Docker uses special virtual interfaces to let containers communicate with the host machine – pairs of virtual interfaces called “peers” that are linked inside of the host machine’s kernel so that packets can travel between them. They are simple to create, as we will see in a moment.

The steps with which Docker configures a container are:

  • Create a pair of peer virtual interfaces.
  • Give one of them a unique name like veth65f9, keep it inside of the main Docker host, and bind it to docker0 or whatever bridge Docker is supposed to be using.

  • Toss the other interface over the wall into the new container (which will already have been provided with an lo interface) and rename it to the much prettier name eth0 since, inside of the container’s separate and unique network interface namespace, there are no physical interfaces with which this name could collide.
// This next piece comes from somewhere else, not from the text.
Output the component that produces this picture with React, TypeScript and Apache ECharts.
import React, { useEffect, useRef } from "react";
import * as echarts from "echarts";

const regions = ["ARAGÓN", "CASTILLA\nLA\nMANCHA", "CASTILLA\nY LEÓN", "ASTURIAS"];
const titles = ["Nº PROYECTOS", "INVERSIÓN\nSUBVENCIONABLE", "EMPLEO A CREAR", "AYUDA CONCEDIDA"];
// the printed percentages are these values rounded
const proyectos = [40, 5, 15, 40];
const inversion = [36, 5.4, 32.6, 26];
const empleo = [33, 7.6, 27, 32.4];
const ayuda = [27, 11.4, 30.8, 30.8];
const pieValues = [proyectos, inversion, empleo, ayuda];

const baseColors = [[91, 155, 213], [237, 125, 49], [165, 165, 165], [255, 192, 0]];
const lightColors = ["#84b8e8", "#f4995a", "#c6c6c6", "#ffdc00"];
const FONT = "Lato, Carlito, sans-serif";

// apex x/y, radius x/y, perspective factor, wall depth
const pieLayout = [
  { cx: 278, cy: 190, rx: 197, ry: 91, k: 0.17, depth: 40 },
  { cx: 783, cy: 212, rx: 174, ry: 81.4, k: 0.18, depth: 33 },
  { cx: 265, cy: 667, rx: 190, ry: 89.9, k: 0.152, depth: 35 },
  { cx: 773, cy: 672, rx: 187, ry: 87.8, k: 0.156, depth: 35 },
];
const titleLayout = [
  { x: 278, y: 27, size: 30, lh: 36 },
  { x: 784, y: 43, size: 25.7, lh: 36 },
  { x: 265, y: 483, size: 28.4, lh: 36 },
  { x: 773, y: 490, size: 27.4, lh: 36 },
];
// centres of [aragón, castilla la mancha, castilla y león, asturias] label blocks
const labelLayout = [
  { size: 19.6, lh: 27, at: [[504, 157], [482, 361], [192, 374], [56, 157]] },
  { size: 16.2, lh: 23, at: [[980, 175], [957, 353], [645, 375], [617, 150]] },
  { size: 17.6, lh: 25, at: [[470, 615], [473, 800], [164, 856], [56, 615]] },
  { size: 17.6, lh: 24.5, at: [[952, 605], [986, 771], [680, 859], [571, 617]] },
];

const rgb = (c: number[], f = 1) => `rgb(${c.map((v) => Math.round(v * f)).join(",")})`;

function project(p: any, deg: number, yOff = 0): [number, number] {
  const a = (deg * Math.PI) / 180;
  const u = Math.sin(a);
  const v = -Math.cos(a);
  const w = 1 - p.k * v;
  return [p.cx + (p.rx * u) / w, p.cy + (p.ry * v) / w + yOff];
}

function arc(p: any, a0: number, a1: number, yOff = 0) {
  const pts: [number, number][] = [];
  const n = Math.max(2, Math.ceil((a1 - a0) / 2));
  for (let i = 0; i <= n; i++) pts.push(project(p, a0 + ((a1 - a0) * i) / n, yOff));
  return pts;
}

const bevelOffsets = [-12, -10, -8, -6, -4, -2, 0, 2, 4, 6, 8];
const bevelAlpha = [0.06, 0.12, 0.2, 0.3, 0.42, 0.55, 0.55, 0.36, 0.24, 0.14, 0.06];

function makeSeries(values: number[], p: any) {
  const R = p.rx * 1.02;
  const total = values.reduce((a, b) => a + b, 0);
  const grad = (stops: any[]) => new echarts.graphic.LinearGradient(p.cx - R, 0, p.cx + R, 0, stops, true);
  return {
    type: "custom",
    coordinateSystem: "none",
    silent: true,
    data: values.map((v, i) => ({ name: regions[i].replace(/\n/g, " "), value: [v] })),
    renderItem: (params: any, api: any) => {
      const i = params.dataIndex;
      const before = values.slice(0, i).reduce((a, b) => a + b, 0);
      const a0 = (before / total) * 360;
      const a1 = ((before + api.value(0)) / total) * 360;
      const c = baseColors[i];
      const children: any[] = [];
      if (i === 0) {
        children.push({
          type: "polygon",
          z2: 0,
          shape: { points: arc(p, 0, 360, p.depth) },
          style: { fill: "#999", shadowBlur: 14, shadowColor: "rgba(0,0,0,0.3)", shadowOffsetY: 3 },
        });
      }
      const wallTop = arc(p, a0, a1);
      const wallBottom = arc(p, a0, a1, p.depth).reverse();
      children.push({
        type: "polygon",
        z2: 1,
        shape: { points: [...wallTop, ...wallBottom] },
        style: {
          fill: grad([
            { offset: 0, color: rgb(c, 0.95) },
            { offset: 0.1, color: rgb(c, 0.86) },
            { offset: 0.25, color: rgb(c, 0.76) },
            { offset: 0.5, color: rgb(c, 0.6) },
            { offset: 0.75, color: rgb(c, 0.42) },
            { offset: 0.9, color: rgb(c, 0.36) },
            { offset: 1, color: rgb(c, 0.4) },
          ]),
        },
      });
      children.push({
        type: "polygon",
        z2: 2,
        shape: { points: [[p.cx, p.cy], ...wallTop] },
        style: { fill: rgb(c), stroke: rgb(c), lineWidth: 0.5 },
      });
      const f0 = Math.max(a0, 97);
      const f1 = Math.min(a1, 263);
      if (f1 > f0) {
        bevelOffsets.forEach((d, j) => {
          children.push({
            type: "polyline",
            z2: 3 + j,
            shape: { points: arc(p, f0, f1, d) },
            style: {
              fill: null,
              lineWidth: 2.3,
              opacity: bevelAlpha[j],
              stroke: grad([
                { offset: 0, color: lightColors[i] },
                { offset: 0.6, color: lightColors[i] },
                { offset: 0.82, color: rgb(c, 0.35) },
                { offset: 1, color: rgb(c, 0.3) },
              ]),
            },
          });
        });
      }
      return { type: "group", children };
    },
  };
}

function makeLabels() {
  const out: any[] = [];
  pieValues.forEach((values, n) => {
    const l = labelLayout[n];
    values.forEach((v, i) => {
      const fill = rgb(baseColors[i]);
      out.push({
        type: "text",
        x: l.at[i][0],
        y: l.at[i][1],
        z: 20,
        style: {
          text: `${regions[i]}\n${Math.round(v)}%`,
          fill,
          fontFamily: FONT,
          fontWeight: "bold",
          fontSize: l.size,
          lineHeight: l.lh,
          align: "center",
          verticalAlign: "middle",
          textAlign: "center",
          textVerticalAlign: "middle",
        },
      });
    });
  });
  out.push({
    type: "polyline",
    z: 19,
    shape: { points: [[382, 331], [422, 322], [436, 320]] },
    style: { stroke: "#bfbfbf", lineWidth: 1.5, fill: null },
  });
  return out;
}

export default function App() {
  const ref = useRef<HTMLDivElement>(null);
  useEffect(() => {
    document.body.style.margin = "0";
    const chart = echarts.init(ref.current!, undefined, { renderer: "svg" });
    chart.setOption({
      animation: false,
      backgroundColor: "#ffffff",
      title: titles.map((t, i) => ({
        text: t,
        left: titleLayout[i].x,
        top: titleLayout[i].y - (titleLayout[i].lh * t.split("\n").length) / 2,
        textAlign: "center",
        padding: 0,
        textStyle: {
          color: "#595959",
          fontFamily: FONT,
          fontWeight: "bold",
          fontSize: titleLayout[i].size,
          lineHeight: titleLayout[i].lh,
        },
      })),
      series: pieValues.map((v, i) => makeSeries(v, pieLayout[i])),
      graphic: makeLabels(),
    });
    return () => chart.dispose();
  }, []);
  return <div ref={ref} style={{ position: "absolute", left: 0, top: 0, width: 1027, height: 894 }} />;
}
  • Set the interface’s MAC address according to the --mac-address parameter or generate a random one.

  • Give the container’s eth0 a new IP address from within the bridge’s range of network addresses. The default route is set to the IP address passed to the Docker daemon using the --default-gateway option if specified, otherwise to the IP address that the Docker host owns on the bridge. The MAC address is generated from the IP address unless otherwise specified. This prevents ARP cache invalidation problems, when a new container comes up with an IP used in the past by another container with another MAC.

With these steps complete, the container now possesses an eth0 (virtual) network card and will find itself able to communicate with other containers and the rest of the Internet.
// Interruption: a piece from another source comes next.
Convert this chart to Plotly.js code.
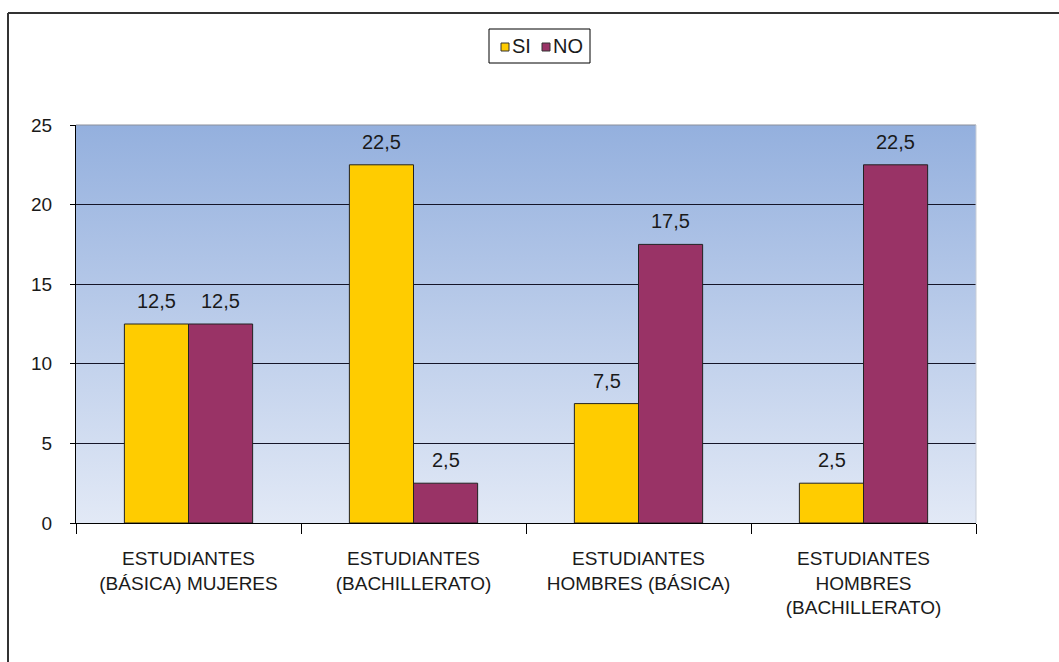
<!DOCTYPE html>
<html>
<head>
<meta charset="utf-8">
<script src="https://cdn.plot.ly/plotly-3.0.1.min.js"></script>
<style>html,body{margin:0;padding:0;background:#fff;}#chart{width:1059px;height:662px;}</style>
</head>
<body>
<div id="chart"></div>
<script>
const categories = [
  "ESTUDIANTES<br>(BÁSICA) MUJERES",
  "ESTUDIANTES<br>(BACHILLERATO)",
  "ESTUDIANTES<br>HOMBRES (BÁSICA)",
  "ESTUDIANTES<br>HOMBRES<br>(BACHILLERATO)"
];
const seriesNames = ["SI", "NO"];
const siValues = [12.5, 22.5, 7.5, 2.5];
const noValues = [12.5, 2.5, 17.5, 22.5];
const yTicks = [0, 5, 10, 15, 20, 25];

const W = 1059, H = 662;
const L = 76, R = 976, T = 125, B = 523;
const px = x => (x - L) / (R - L);
const py = y => (B - y) / (B - T);

const colors = ["#ffcc00", "#993366"];
const svg = "<svg xmlns='http://www.w3.org/2000/svg' width='10' height='100' viewBox='0 0 10 100' preserveAspectRatio='none'><defs><linearGradient id='g' x1='0' y1='0' x2='0' y2='1'><stop offset='0' stop-color='#94b0de'/><stop offset='1' stop-color='#e2e9f6'/></linearGradient></defs><rect width='10' height='100' fill='url(#g)'/></svg>";

const fam = "'Liberation Sans', Arial, sans-serif";
const font = {family: fam, size: 20, color: "#1a1a1a"};
const tickFont = {family: fam, size: 19, color: "#1a1a1a"};

const series = [siValues, noValues];
const traces = series.map((vals, i) => ({
  type: "bar", name: seriesNames[i], x: categories, y: vals,
  marker: {color: colors[i], line: {color: "#222", width: 1}},
  hoverinfo: "none", showlegend: false
}));

// data labels
const fmt = v => v.toFixed(1).replace(".", ",");
const annotations = [];
series.forEach((vals, i) => {
  vals.forEach((v, j) => {
    annotations.push({x: categories[j], y: v, xref: "x", yref: "y", text: fmt(v),
      showarrow: false, xanchor: "center", yanchor: "bottom", xshift: i === 0 ? -32 : 32,
      yshift: 10, font: font});
  });
});
// legend texts
annotations.push({xref: "paper", yref: "paper", x: px(510), y: py(46), xanchor: "left", yanchor: "middle",
  text: seriesNames[0], showarrow: false, font: font});
annotations.push({xref: "paper", yref: "paper", x: px(551), y: py(46), xanchor: "left", yanchor: "middle",
  text: seriesNames[1], showarrow: false, font: font});

const layout = {
  width: W, height: H,
  margin: {l: L, r: W - R, t: T, b: H - B, pad: 0},
  paper_bgcolor: "#ffffff",
  plot_bgcolor: "rgba(0,0,0,0)",
  separators: ",.",
  font: font,
  barmode: "group",
  bargap: 0.43,
  bargroupgap: 0,
  showlegend: false,
  xaxis: {type: "category", showgrid: false, showline: true, linecolor: "#000", linewidth: 1,
          ticks: "outside", tickson: "boundaries", ticklen: 10, tickcolor: "#000",
          tickfont: tickFont, ticklabelstandoff: 18, fixedrange: true},
  yaxis: {range: [0, 25], tickvals: yTicks, showgrid: true, gridcolor: "#151528", gridwidth: 1,
          showline: true, linecolor: "#000", linewidth: 1, zeroline: false,
          ticks: "outside", ticklen: 5, tickcolor: "#000", tickfont: tickFont, ticklabelstandoff: 14,
          fixedrange: true},
  images: [{source: "data:image/svg+xml;base64," + btoa(svg), xref: "paper", yref: "paper",
            x: 0, y: 1, sizex: 1, sizey: 1, sizing: "stretch", layer: "below",
            xanchor: "left", yanchor: "top"}],
  annotations: annotations,
  shapes: [
    {type: "line", xref: "paper", yref: "paper", x0: 0, x1: 1, y0: 1, y1: 1, line: {color: "#8a8f9a", width: 1}},
    {type: "line", xref: "paper", yref: "paper", x0: 1, x1: 1, y0: 0, y1: 1, line: {color: "#c8cdd6", width: 1}},
    {type: "line", xref: "paper", yref: "paper", x0: px(8), x1: px(W + 5), y0: py(13), y1: py(13), line: {color: "#333", width: 2}},
    {type: "line", xref: "paper", yref: "paper", x0: px(8), x1: px(8), y0: py(13), y1: py(H + 5), line: {color: "#333", width: 2}},
    // legend box and keys
    {type: "rect", xref: "paper", yref: "paper", x0: px(489), x1: px(590), y0: py(63), y1: py(29),
     fillcolor: "#fff", line: {color: "#000", width: 1}},
    {type: "rect", xref: "paper", yref: "paper", x0: px(501), x1: px(509), y0: py(51), y1: py(43),
     fillcolor: colors[0], line: {color: "#333", width: 1}},
    {type: "rect", xref: "paper", yref: "paper", x0: px(542), x1: px(550), y0: py(51), y1: py(43),
     fillcolor: colors[1], line: {color: "#333", width: 1}}
  ]
};

Plotly.newPlot("chart", traces, layout, {displayModeBar: false, staticPlot: true});
</script>
</body>
</html>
You can opt out of the above process for a particular container by giving the --net= option to docker run, which takes these possible values.
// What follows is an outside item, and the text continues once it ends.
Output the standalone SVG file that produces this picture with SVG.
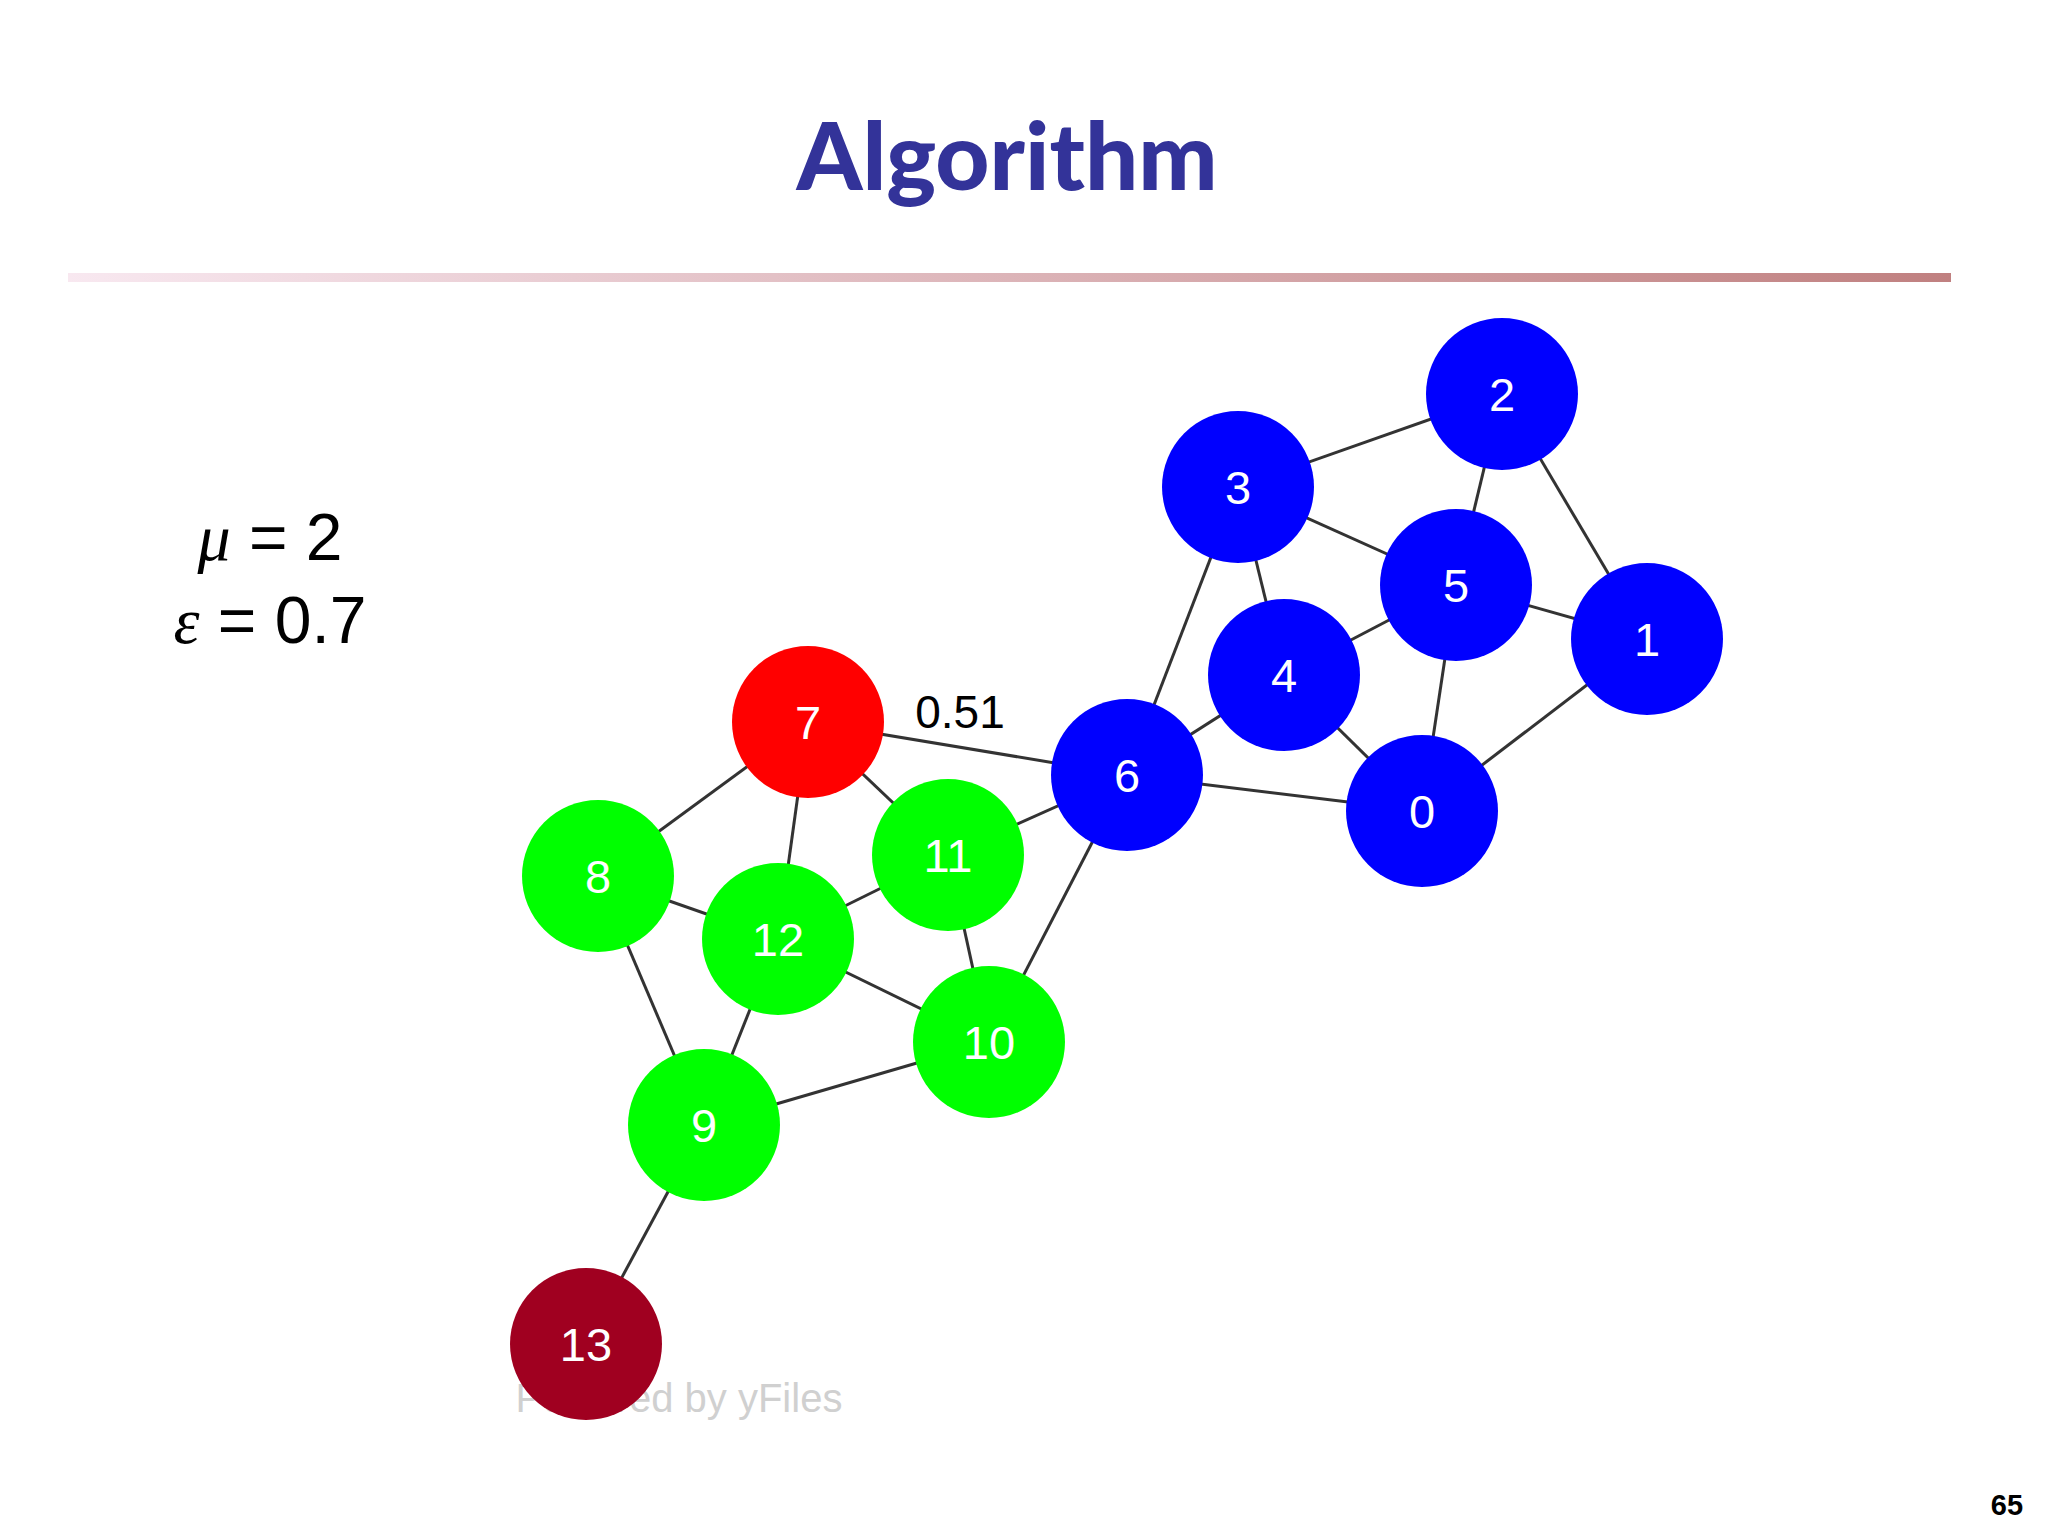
<svg xmlns="http://www.w3.org/2000/svg" width="2048" height="1536" viewBox="0 0 2048 1536">
<defs>
<linearGradient id="bar" x1="0" x2="1" y1="0" y2="0">
<stop offset="0" stop-color="#f8e8f0"/><stop offset="1" stop-color="#c08080"/>
</linearGradient>
<style>
.e{stroke:#333;stroke-width:3;fill:none}
.n text{font-family:"Liberation Sans",Arial,sans-serif;font-size:47px;fill:#fff;text-anchor:middle;dominant-baseline:central}
.b{fill:#0000ff}.g{fill:#00ff00}.r{fill:#ff0000}.d{fill:#a00020}
</style>
</defs>
<rect width="2048" height="1536" fill="#fff"/>
<text x="1007" y="190" font-family="Lato,'Open Sans',sans-serif" font-weight="900" font-size="94" fill="#333399" text-anchor="middle">Algorithm</text>
<rect x="68" y="273" width="1883" height="9" fill="url(#bar)"/>
<text x="270" y="560" font-family="'Liberation Sans',Arial,sans-serif" font-size="66" text-anchor="middle"><tspan font-family="'Liberation Serif',serif" font-style="italic">μ</tspan> = 2</text>
<text x="270" y="643" font-family="'Liberation Sans',Arial,sans-serif" font-size="66" text-anchor="middle"><tspan font-family="'Liberation Serif',serif" font-style="italic">ε</tspan> = 0.7</text>
<text x="679" y="1412" font-family="'Liberation Sans',Arial,sans-serif" font-size="40" fill="#d0d0d0" text-anchor="middle">Powered by yFiles</text>
<g id="edges">
<line class="e" x1="1238" y1="487" x2="1502" y2="394"/>
<line class="e" x1="1502" y1="394" x2="1456" y2="585"/>
<line class="e" x1="1502" y1="394" x2="1647" y2="639"/>
<line class="e" x1="1238" y1="487" x2="1456" y2="585"/>
<line class="e" x1="1238" y1="487" x2="1284" y2="675"/>
<line class="e" x1="1238" y1="487" x2="1127" y2="775"/>
<line class="e" x1="1456" y1="585" x2="1284" y2="675"/>
<line class="e" x1="1456" y1="585" x2="1647" y2="639"/>
<line class="e" x1="1456" y1="585" x2="1422" y2="811"/>
<line class="e" x1="1647" y1="639" x2="1422" y2="811"/>
<line class="e" x1="1284" y1="675" x2="1127" y2="775"/>
<line class="e" x1="1284" y1="675" x2="1422" y2="811"/>
<line class="e" x1="1127" y1="775" x2="1422" y2="811"/>
<line class="e" x1="808" y1="722" x2="1127" y2="775"/>
<line class="e" x1="1127" y1="775" x2="948" y2="855"/>
<line class="e" x1="1127" y1="775" x2="989" y2="1042"/>
<line class="e" x1="808" y1="722" x2="598" y2="876"/>
<line class="e" x1="808" y1="722" x2="778" y2="939"/>
<line class="e" x1="808" y1="722" x2="948" y2="855"/>
<line class="e" x1="598" y1="876" x2="778" y2="939"/>
<line class="e" x1="598" y1="876" x2="704" y2="1125"/>
<line class="e" x1="778" y1="939" x2="948" y2="855"/>
<line class="e" x1="778" y1="939" x2="989" y2="1042"/>
<line class="e" x1="778" y1="939" x2="704" y2="1125"/>
<line class="e" x1="948" y1="855" x2="989" y2="1042"/>
<line class="e" x1="989" y1="1042" x2="704" y2="1125"/>
<line class="e" x1="704" y1="1125" x2="586" y2="1344"/>
<text x="960" y="728" font-family="'Liberation Sans',Arial,sans-serif" font-size="46" text-anchor="middle">0.51</text>
</g>
<g id="n2" class="n"><circle class="b" cx="1502" cy="394" r="76"/><text x="1502" y="394">2</text></g>
<g id="n3" class="n"><circle class="b" cx="1238" cy="487" r="76"/><text x="1238" y="487">3</text></g>
<g id="n5" class="n"><circle class="b" cx="1456" cy="585" r="76"/><text x="1456" y="585">5</text></g>
<g id="n1" class="n"><circle class="b" cx="1647" cy="639" r="76"/><text x="1647" y="639">1</text></g>
<g id="n4" class="n"><circle class="b" cx="1284" cy="675" r="76"/><text x="1284" y="675">4</text></g>
<g id="n6" class="n"><circle class="b" cx="1127" cy="775" r="76"/><text x="1127" y="775">6</text></g>
<g id="n0" class="n"><circle class="b" cx="1422" cy="811" r="76"/><text x="1422" y="811">0</text></g>
<g id="n7" class="n"><circle class="r" cx="808" cy="722" r="76"/><text x="808" y="722">7</text></g>
<g id="n11" class="n"><circle class="g" cx="948" cy="855" r="76"/><text x="948" y="855">11</text></g>
<g id="n8" class="n"><circle class="g" cx="598" cy="876" r="76"/><text x="598" y="876">8</text></g>
<g id="n12" class="n"><circle class="g" cx="778" cy="939" r="76"/><text x="778" y="939">12</text></g>
<g id="n10" class="n"><circle class="g" cx="989" cy="1042" r="76"/><text x="989" y="1042">10</text></g>
<g id="n9" class="n"><circle class="g" cx="704" cy="1125" r="76"/><text x="704" y="1125">9</text></g>
<g id="n13" class="n"><circle class="d" cx="586" cy="1344" r="76"/><text x="586" y="1344">13</text></g>
<text x="2007" y="1515" font-family="'Liberation Sans',Arial,sans-serif" font-weight="bold" font-size="29" text-anchor="middle">65</text>
</svg>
  • --net=bridge – The default action, that connects the container to the Docker bridge as described above.

  • --net=host – Tells Docker to skip placing the container inside of a separate network stack. In essence, this choice tells Docker to not containerize the container’s networking! While container processes will still be confined to their own filesystem and process list and resource limits, a quick ip addr command will show you that, network-wise, they live “outside” in the main Docker host and have full access to its network interfaces. Note that this does not let the container reconfigure the host network stack – that would require --privileged=true – but it does let container processes open low-numbered ports like any other root process. It also allows the container to access local network services like D-bus. This can lead to processes in the container being able to do unexpected things like restart your computer. You should use this option with caution.

  • --net=container:NAME_or_ID – Tells Docker to put this container’s processes inside of the network stack that has already been created inside of another container. The new container’s processes will be confined to their own filesystem and process list and resource limits, but will share the same IP address and port numbers as the first container, and processes on the two containers will be able to connect to each other over the loopback interface.

  • --net=none – Tells Docker to put the container inside of its own network stack but not to take any steps to configure its network, leaving you free to build any of the custom configurations explored in the last few sections of this document.

  • --net=<network-name>|<network-id> – Tells Docker to connect the container to a user-defined network.

Manually network

To get an idea of the steps that are necessary if you use --net=none as described in that last bullet point, here are the commands that you would run to reach roughly the same configuration as if you had let Docker do all of the configuration:

# At one shell, start a container and
# leave its shell idle and running

$ docker run -i -t --rm --net=none base /bin/bash
root@63f36fc01b5f:/#

# At another shell, learn the container process ID
# and create its namespace entry in /var/run/netns/
# for the "ip netns" command we will be using below

$ docker inspect -f '' 63f36fc01b5f
2778
$ pid=2778
$ sudo mkdir -p /var/run/netns
$ sudo ln -s /proc/$pid/ns/net /var/run/netns/$pid

# Check the bridge's IP address and netmask

$ ip addr show docker0
21: docker0: ...
inet 172.17.42.1/16 scope global docker0
...

# Create a pair of "peer" interfaces A and B,
# bind the A end to the bridge, and bring it up

$ sudo ip link add A type veth peer name B
$ sudo brctl addif docker0 A
$ sudo ip link set A up

# Place B inside the container's network namespace,
# rename to eth0, and activate it with a free IP

$ sudo ip link set B netns $pid
$ sudo ip netns exec $pid ip link set dev B name eth0
$ sudo ip netns exec $pid ip link set eth0 address 12:34:56:78:9a:bc
$ sudo ip netns exec $pid ip link set eth0 up
$ sudo ip netns exec $pid ip addr add 172.17.42.99/16 dev eth0
$ sudo ip netns exec $pid ip route add default via 172.17.42.1

At this point your container should be able to perform networking operations as usual.

When you finally exit the shell and Docker cleans up the container, the network namespace is destroyed along with our virtual eth0 – whose destruction in turn destroys interface A out in the Docker host and automatically un-registers it from the docker0 bridge. So everything gets cleaned up without our having to run any extra commands! Well, almost everything:

# Clean up dangling symlinks in /var/run/netns

find -L /var/run/netns -type l -delete

Also note that while the script above used modern ip command instead of old deprecated wrappers like ipconfig and route, these older commands would also have worked inside of our container. The ip addr command can be typed as ip a if you are in a hurry.

Finally, note the importance of the ip netns exec command, which let us reach inside and configure a network namespace as root. The same commands would not have worked if run inside of the container, because part of safe containerization is that Docker strips container processes of the right to configure their own networks. Using ip netns exec is what let us finish up the configuration without having to take the dangerous step of running the container itself with --privileged=true.